Job
Retype every line from the start of the data down to and including the line with "ax.set_yticks([425, 475, 525, 575, 625], minor=True)". Skip the pictures.
++++++++
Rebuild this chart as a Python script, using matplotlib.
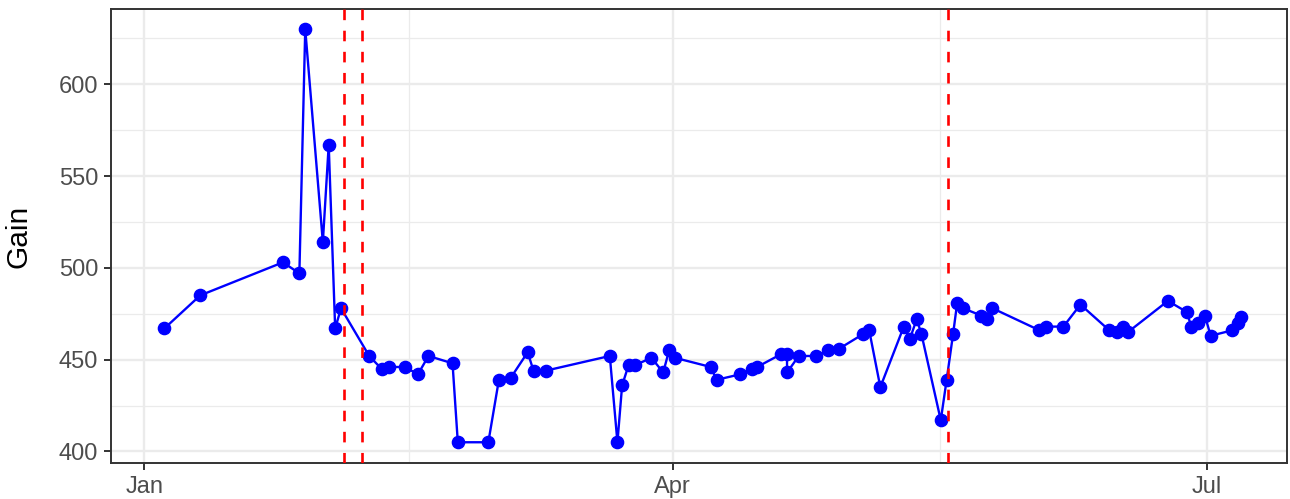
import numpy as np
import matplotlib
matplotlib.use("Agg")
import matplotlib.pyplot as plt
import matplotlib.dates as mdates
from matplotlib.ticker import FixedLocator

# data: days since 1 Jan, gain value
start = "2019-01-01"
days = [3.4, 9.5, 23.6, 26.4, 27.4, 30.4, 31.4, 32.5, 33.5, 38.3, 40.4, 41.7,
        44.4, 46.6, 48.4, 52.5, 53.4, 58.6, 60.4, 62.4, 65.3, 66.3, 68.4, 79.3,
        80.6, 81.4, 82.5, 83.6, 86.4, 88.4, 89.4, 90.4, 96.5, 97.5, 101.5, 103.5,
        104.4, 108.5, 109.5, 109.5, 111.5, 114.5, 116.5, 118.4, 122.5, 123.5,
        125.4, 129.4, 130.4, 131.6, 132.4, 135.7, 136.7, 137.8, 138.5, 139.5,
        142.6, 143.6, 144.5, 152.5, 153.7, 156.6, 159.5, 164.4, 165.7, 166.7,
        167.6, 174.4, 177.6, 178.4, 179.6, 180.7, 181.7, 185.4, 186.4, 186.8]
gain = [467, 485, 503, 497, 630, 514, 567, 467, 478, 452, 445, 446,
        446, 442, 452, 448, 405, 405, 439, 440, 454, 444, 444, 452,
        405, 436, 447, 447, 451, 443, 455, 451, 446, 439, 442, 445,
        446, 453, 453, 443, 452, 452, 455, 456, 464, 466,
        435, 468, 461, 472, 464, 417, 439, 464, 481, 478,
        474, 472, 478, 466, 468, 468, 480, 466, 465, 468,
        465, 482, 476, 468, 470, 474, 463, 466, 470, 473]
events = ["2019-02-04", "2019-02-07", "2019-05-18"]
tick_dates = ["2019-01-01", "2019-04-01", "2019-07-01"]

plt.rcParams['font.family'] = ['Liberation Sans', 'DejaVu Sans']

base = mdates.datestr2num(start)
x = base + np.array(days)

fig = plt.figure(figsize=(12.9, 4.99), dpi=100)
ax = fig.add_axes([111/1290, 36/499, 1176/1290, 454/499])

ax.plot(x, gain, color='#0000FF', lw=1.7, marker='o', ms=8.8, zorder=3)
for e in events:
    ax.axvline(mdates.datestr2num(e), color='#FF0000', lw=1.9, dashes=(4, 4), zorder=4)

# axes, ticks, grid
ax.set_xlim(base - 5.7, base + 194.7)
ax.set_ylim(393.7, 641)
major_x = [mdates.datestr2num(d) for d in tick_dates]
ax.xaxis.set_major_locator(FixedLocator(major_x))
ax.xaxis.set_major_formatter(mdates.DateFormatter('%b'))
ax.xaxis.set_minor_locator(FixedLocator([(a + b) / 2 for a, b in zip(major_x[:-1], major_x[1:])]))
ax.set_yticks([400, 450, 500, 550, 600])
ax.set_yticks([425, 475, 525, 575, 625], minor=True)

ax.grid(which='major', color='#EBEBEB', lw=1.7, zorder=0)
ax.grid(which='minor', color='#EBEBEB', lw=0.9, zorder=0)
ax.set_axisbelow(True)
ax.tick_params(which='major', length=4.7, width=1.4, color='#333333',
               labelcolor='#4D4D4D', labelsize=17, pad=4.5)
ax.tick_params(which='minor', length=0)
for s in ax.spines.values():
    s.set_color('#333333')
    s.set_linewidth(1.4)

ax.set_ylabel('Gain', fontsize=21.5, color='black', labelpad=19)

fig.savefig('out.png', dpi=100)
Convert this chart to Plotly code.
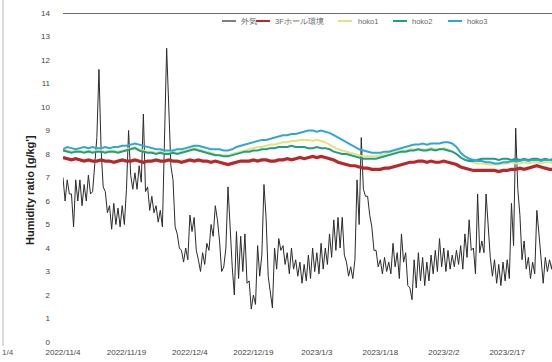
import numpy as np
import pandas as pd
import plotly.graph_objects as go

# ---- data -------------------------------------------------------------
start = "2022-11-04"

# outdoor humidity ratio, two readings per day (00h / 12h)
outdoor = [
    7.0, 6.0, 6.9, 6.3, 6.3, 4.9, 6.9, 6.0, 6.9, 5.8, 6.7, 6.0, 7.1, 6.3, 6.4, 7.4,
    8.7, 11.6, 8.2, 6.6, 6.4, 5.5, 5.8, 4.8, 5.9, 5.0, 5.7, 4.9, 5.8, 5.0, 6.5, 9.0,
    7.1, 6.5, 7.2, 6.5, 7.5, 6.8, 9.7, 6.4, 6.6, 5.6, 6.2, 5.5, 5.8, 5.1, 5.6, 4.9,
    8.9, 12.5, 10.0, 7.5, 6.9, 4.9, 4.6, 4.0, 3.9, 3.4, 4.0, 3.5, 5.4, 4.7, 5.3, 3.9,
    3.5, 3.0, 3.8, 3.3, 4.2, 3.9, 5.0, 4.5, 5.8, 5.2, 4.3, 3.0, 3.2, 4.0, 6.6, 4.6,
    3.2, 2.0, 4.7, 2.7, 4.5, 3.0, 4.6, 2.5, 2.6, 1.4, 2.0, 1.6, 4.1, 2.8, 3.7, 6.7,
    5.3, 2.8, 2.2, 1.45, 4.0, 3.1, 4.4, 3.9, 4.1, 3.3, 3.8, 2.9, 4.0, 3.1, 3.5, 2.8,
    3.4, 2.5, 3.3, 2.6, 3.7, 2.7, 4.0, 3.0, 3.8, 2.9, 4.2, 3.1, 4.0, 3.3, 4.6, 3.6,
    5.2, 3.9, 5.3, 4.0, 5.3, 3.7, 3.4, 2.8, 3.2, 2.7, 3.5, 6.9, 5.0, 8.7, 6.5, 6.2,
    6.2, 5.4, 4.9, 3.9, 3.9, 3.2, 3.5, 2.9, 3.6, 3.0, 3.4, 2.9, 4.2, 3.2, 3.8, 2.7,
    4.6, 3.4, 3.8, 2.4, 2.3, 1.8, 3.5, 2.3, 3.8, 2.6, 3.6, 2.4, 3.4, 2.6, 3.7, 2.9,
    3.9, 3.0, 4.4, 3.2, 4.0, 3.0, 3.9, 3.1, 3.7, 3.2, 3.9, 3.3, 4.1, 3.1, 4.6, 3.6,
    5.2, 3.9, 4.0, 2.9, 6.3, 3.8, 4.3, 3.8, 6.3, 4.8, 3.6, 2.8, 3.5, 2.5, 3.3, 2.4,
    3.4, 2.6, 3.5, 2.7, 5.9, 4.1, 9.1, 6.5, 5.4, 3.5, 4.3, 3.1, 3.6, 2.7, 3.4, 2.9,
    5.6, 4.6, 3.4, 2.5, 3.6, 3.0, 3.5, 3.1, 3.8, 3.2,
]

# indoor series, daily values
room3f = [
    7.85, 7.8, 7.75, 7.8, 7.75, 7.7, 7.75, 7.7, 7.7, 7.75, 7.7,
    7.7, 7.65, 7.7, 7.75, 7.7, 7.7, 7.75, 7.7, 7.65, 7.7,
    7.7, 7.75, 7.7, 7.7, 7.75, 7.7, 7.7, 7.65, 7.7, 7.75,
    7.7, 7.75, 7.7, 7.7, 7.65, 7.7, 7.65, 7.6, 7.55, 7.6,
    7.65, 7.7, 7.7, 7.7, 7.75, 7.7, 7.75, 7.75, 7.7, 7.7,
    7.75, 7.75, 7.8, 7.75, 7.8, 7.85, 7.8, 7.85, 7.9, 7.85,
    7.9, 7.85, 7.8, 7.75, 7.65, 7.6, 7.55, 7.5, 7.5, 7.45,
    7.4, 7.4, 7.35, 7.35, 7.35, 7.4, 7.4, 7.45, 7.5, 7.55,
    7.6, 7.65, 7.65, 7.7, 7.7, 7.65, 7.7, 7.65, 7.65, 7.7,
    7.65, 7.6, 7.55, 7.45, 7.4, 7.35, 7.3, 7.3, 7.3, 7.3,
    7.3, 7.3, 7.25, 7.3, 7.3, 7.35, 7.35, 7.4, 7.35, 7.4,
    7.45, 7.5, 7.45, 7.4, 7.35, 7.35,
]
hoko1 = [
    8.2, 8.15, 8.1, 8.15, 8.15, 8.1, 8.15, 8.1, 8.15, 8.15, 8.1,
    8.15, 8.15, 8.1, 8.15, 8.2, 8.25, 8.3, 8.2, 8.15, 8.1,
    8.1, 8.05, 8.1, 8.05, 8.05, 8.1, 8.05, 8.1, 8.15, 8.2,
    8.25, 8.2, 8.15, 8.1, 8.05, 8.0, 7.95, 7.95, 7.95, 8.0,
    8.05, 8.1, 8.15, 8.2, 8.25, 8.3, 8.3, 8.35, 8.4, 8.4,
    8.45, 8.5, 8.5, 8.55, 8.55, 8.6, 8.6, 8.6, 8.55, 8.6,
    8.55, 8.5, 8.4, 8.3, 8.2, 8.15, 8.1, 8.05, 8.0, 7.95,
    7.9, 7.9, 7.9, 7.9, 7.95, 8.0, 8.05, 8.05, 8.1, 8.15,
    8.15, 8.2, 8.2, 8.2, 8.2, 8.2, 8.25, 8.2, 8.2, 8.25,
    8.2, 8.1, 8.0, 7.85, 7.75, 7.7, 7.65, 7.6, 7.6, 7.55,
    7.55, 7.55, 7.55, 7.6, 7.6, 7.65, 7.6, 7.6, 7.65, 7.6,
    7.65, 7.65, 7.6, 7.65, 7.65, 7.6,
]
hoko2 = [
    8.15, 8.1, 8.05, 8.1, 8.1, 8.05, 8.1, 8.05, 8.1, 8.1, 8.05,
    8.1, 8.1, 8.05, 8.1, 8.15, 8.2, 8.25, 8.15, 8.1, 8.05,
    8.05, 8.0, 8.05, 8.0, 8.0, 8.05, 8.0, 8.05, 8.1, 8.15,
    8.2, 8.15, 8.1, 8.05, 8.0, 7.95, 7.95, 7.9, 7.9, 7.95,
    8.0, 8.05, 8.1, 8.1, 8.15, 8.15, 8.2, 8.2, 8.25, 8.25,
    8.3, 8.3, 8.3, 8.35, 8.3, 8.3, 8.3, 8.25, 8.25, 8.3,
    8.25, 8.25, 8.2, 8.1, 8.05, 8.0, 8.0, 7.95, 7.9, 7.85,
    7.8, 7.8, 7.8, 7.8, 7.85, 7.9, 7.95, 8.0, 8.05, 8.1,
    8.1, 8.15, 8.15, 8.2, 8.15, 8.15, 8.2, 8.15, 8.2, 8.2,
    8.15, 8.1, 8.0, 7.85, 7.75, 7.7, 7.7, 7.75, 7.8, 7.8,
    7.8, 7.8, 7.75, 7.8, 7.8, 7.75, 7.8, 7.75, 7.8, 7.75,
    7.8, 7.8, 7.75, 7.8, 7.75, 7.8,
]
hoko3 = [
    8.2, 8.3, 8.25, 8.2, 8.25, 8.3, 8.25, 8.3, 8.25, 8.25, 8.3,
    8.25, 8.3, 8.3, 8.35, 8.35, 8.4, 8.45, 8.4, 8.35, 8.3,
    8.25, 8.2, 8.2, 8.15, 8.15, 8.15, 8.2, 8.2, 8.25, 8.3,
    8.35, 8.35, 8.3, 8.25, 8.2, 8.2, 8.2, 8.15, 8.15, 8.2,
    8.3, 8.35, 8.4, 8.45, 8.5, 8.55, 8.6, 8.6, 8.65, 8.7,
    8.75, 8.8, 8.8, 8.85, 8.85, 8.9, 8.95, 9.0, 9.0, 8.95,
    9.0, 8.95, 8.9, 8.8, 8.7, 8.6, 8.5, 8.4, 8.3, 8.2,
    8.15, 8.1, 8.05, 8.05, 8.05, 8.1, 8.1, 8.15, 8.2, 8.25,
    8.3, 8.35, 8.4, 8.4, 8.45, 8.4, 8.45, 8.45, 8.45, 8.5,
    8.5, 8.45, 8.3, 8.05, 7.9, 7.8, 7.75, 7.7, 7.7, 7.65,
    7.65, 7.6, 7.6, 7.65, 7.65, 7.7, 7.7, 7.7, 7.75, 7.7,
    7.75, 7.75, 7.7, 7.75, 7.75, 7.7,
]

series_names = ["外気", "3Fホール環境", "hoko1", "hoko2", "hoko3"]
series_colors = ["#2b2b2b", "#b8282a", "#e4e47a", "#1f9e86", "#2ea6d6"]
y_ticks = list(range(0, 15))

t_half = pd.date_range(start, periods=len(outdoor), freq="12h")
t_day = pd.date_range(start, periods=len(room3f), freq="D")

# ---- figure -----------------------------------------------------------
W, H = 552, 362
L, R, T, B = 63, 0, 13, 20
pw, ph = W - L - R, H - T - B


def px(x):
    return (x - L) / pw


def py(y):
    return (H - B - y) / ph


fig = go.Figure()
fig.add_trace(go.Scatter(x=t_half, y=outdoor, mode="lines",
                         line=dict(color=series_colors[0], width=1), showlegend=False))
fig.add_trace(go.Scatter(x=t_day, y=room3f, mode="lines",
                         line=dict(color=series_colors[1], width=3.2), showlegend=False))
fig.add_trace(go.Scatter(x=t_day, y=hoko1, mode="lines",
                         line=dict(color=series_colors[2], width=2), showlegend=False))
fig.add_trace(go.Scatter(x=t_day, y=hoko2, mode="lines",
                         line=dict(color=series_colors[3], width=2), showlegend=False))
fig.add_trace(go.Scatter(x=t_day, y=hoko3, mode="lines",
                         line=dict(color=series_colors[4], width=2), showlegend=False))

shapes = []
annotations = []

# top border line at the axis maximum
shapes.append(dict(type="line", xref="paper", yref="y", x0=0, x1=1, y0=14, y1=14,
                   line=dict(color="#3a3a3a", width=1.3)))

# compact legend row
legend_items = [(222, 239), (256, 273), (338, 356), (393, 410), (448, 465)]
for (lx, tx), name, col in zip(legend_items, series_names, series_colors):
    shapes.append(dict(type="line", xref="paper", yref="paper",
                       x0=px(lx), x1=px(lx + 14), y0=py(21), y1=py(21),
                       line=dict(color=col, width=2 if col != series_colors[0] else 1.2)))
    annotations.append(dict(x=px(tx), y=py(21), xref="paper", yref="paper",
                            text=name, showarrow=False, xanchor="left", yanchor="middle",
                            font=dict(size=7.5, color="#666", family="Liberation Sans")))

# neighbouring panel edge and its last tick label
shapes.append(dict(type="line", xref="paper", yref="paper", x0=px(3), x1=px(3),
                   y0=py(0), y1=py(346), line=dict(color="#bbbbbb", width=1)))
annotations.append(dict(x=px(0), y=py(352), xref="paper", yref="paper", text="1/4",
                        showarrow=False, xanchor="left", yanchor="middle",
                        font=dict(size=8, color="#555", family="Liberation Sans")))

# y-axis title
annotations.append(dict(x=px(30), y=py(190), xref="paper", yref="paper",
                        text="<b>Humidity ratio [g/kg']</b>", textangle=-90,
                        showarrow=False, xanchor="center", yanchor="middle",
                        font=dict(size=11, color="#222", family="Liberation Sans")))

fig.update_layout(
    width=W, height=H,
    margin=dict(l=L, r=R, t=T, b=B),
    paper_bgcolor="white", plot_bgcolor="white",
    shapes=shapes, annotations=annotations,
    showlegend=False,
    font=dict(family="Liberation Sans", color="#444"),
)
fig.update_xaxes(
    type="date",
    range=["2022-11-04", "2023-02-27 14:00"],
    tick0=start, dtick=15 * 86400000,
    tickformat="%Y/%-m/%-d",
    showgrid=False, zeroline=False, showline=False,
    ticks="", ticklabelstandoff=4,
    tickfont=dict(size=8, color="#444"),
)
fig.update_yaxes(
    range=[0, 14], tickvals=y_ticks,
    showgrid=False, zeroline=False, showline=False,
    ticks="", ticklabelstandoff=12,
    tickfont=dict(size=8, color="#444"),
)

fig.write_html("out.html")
++++++++
Result for this task
Rebuild this chart as a Python script, using matplotlib.
import numpy as np
import matplotlib
matplotlib.use("Agg")
import matplotlib.pyplot as plt
import matplotlib.dates as mdates
from matplotlib.ticker import FixedLocator

# data: days since 1 Jan, gain value
start = "2019-01-01"
days = [3.4, 9.5, 23.6, 26.4, 27.4, 30.4, 31.4, 32.5, 33.5, 38.3, 40.4, 41.7,
        44.4, 46.6, 48.4, 52.5, 53.4, 58.6, 60.4, 62.4, 65.3, 66.3, 68.4, 79.3,
        80.6, 81.4, 82.5, 83.6, 86.4, 88.4, 89.4, 90.4, 96.5, 97.5, 101.5, 103.5,
        104.4, 108.5, 109.5, 109.5, 111.5, 114.5, 116.5, 118.4, 122.5, 123.5,
        125.4, 129.4, 130.4, 131.6, 132.4, 135.7, 136.7, 137.8, 138.5, 139.5,
        142.6, 143.6, 144.5, 152.5, 153.7, 156.6, 159.5, 164.4, 165.7, 166.7,
        167.6, 174.4, 177.6, 178.4, 179.6, 180.7, 181.7, 185.4, 186.4, 186.8]
gain = [467, 485, 503, 497, 630, 514, 567, 467, 478, 452, 445, 446,
        446, 442, 452, 448, 405, 405, 439, 440, 454, 444, 444, 452,
        405, 436, 447, 447, 451, 443, 455, 451, 446, 439, 442, 445,
        446, 453, 453, 443, 452, 452, 455, 456, 464, 466,
        435, 468, 461, 472, 464, 417, 439, 464, 481, 478,
        474, 472, 478, 466, 468, 468, 480, 466, 465, 468,
        465, 482, 476, 468, 470, 474, 463, 466, 470, 473]
events = ["2019-02-04", "2019-02-07", "2019-05-18"]
tick_dates = ["2019-01-01", "2019-04-01", "2019-07-01"]

plt.rcParams['font.family'] = ['Liberation Sans', 'DejaVu Sans']

base = mdates.datestr2num(start)
x = base + np.array(days)

fig = plt.figure(figsize=(12.9, 4.99), dpi=100)
ax = fig.add_axes([111/1290, 36/499, 1176/1290, 454/499])

ax.plot(x, gain, color='#0000FF', lw=1.7, marker='o', ms=8.8, zorder=3)
for e in events:
    ax.axvline(mdates.datestr2num(e), color='#FF0000', lw=1.9, dashes=(4, 4), zorder=4)

# axes, ticks, grid
ax.set_xlim(base - 5.7, base + 194.7)
ax.set_ylim(393.7, 641)
major_x = [mdates.datestr2num(d) for d in tick_dates]
ax.xaxis.set_major_locator(FixedLocator(major_x))
ax.xaxis.set_major_formatter(mdates.DateFormatter('%b'))
ax.xaxis.set_minor_locator(FixedLocator([(a + b) / 2 for a, b in zip(major_x[:-1], major_x[1:])]))
ax.set_yticks([400, 450, 500, 550, 600])
ax.set_yticks([425, 475, 525, 575, 625], minor=True)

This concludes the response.